Schnee schafft eine eigene Dialektik, und Eislandschaften sind eine gute Kulisse für Familientragödien und Todessehnsucht. Aus Igloolik, einem Ort am nördlichen Rand Kanadas, kommt der schöne Spielfilm „Atanarjuat. Die Legende vom schnellen Läufer“

von CRISTINA NORD

Die Kamera fährt über einen zugefrorenen See. Etwa einen halben Meter Abstand hält sie zu der Eisschicht, Schnee treibt vor ihr her. Bald ist ein rosa Schimmer unter dem Eis auszumachen, ein Kleid, ein Körper, ein Kopf, die Augen sind geschlossen, das Haar ist blond. Die, die am Ende von Gus van Sants „To Die For“ (1995) ein kaltes Grab gefunden hat, hieß einmal Suzanne Maretto und war die Wetterfee des regionalen Fernsehsenders von Little Hope, New Hampshire. „K-A-L-T“ buchstabiert ihre Schwägerin, als sie Suzanne (Nicole Kidman) beschreiben soll. Später dreht sie, die leidenschaftliche Schlittschuhläuferin, ihre Runden auf dem See.

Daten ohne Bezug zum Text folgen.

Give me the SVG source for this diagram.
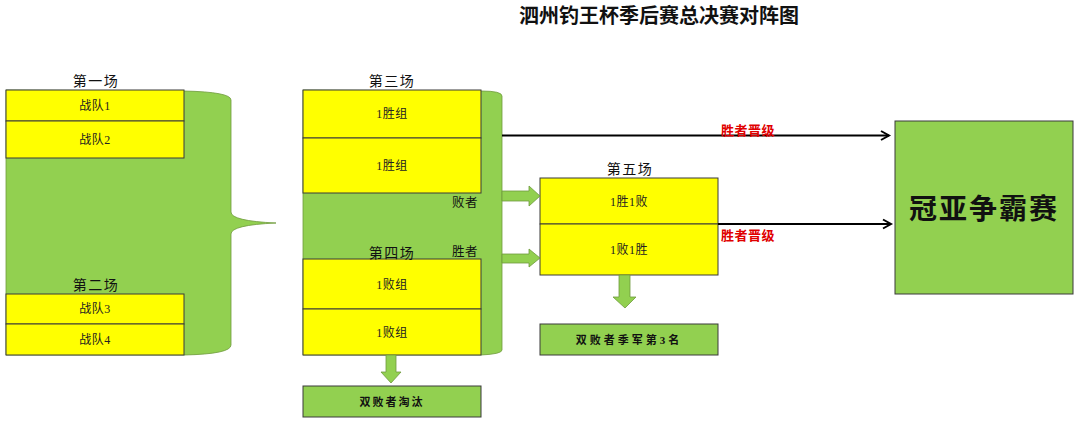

Im Kino bilden Schnee und Eis einen guten Hintergrund für Familiendramen. In Atom Egoyans „Das süße Jenseits“ (1997) etwa oder in Ang Lees „Der Eissturm“ aus demselben Jahr. Lee siedelt seinen Film in den frühen Siebzigern an. Seine Protagonisten, zwei Ehepaare aus Connecticut, versuchen sich an einer hilflosen sexuellen Revolution. Sie sind dabei so starr wie die unter dem Blitzeis gefrorene Landschaft Neuenglands. Zwar bemühen sie sich, ihre Familien an der Oberfläche intakt zu halten. Doch unter dieser Oberfläche breiten sich Betrug und Entfremdung aus. Der bürgerliche Reflex, dem zufolge der Schein gewahrt bleiben muss, trifft sich hier mit dem Motiv der Schnee- und Eisschichten, die den Boden bedecken. Und je glatter die Straßen sind, umso schneller schlittert es sich in die Katastrophe.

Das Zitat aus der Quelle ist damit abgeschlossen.